Untuk memahami pro dan kontra dari proposal VARA Kenya, Muthoni melihat bagaimana yurisdiksi lain menangani hal ini sambil mempertimbangkan berbagai filosofi tentang keseimbangan:

  • Keahlian
  • Kemerdekaan
  • Integrasi

Apa yang harus dilakukan – Model Gibraltar

Muthoni berpendapat bahwa kasus Gibraltar adalah contoh yang baik tentang apa yang harus dilakukan.

"Alih-alih menciptakan regulator baru, mereka hanya memberikan tugas itu kepada Komisi Layanan Keuangan yang sudah ada dan dihormati (GFSC). Ini berarti mereka bisa memanfaatkan infrastruktur dan keahlian yang sudah mereka miliki.

Dewan GFSC sepenuhnya berfokus pada kompetensi yang mendalam dan apolitis. Dewan ini terdiri dari seorang CEO dan tujuh anggota lainnya, dan undang-undang mengharuskan setidaknya dua di antaranya memiliki pengalaman regulasi di negara lain, yang membawa perspektif internasional. Jika Anda melihat siapa yang ada di dewan, itu adalah siapa-siapa dari kalangan tokoh senior di bidang keuangan, hukum, dan akuntansi. CEO memiliki lebih dari 30 tahun pengalaman di industri, dan Ketua sebelumnya adalah CEO dari Dewan Pelaporan Keuangan Inggris. Anggota lainnya adalah mitra dari firma hukum besar, eksekutif bank berpengalaman, dan akuntan terdaftar.

Menurut Muthoni,

"Ide inti di Gibraltar adalah bahwa mengatur aset virtual hanyalah bagian khusus dari regulasi keuangan. Itu harus diatur oleh prinsip yang sama dan, yang paling penting, oleh orang-orang yang terbukti ahli di bidangnya, bukan penjabat politik."
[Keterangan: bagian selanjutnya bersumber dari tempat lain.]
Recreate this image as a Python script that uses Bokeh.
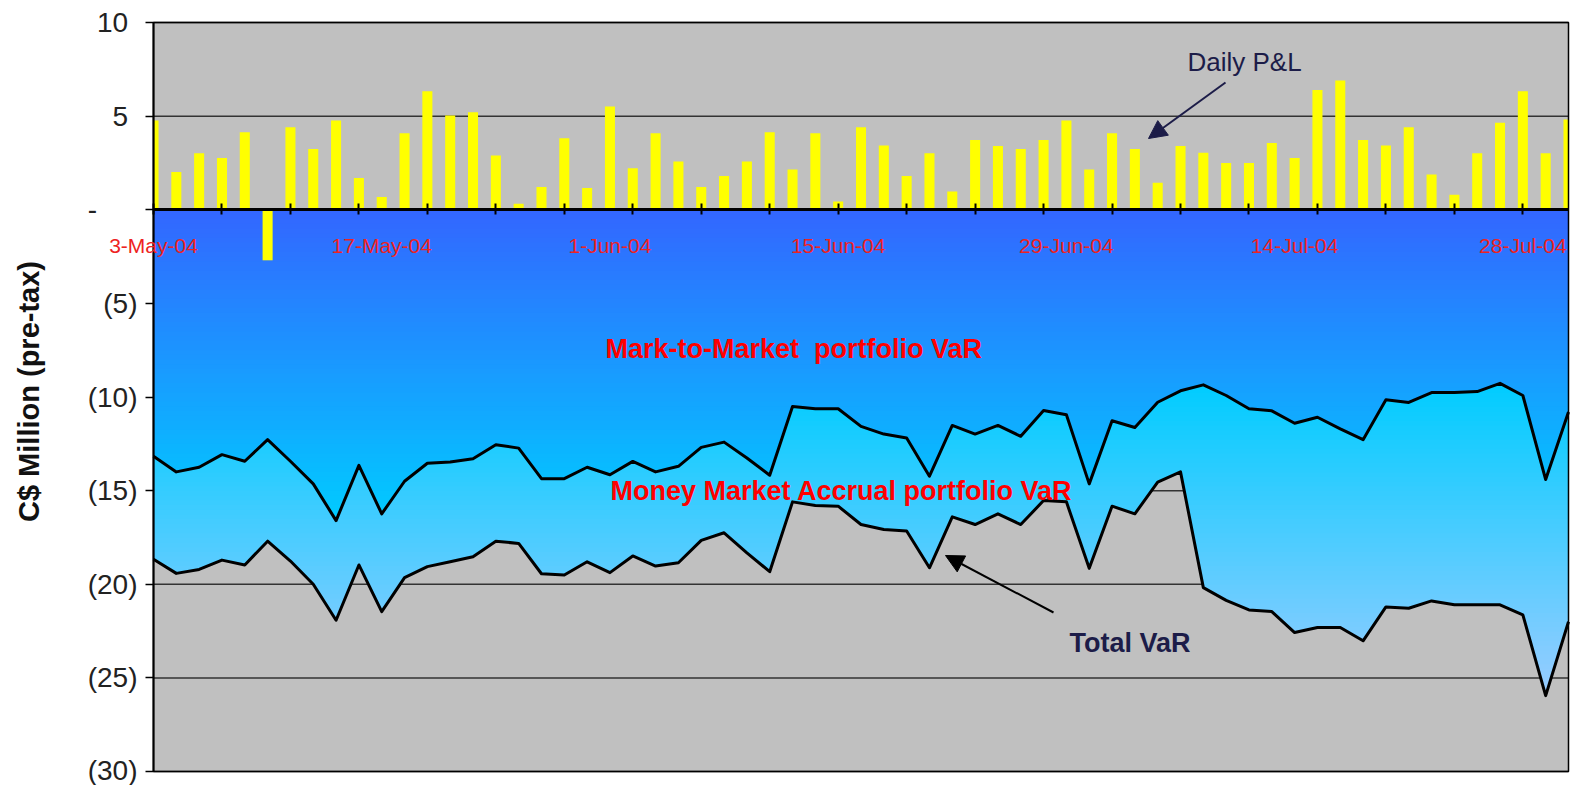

Apa yang TIDAK boleh dilakukan – Model Malta

Malta mengambil langkah berbeda dan menciptakan badan baru yang berdiri sendiri bernama Otoritas Inovasi Digital Malta (MDIA) untuk mengatur "inovasi teknologi."

"Dalam teori, otoritas spesialis terdengar seperti ide yang baik. Dalam praktik, Malta adalah contoh sempurna tentang apa yang tidak boleh dilakukan," kata Muthoni.

Dewan MDIA diangkat oleh menteri pemerintah untuk jangka waktu pendek antara satu hingga tiga tahun. Ketika Anda melihat latar belakang profesional anggota dewan, itu cukup mengkhawatirkan. Sementara Ketua memiliki latar belakang teknologi yang kuat, sisa dewan telah mencakup:

  • Seorang jurnalis olahraga karir dan produser TV.
  • Seorang pengacara yang terutama adalah politikus karir dan mantan presiden partai yang berkuasa.
  • Anggota lain yang pengalaman utamanya berada di bidang yang sama sekali tidak terkait, seperti koordinator komunikasi pemerintah, akademisi dalam komunikasi korporat, ahli bedah vaskular, dokter kedokteran olahraga, presiden sebuah institut manajemen, dan bahkan seorang penyanyi.

Muthoni berkata:

"Model Malta adalah peringatan tegas tentang bahaya menciptakan otoritas 'spesialis' tanpa mengunci kualifikasi yang ketat dan diwajibkan secara hukum untuk dewan direksinya.

Tanpa aturan tersebut, dewan dapat menjadi tempat untuk kepentingan politik daripada pengawasan yang efektif. Ini menunjukkan tepatnya risiko yang dihadapi Kenya dengan kriteria kualifikasi yang samar dalam RUU-nya.

Model Amerika Memperkenalkan Sebuah Perlindungan

Model Wyoming, AS dianggap sebagai pemimpin dalam menciptakan undang-undang untuk aset digital. Undang-undang model hibrida ‘secara eksplisit mengharuskan dewan untuk memiliki baik pejabat pemerintah teratas maupun ahli teknis.’

“Keindahan dari model Wyoming adalah bahwa ia secara resmi mengakui bahwa Anda memerlukan akuntabilitas politik dan pengetahuan teknis yang mendalam. Hukum tidak hanya berharap akan keahlian; ia mewajibkannya dengan mengalokasikan kursi khusus untuk "ahli materi." Ini adalah perlindungan yang sederhana dan kuat yang sama sekali tidak ada dalam RUU Kenya.” – kata Muthoni.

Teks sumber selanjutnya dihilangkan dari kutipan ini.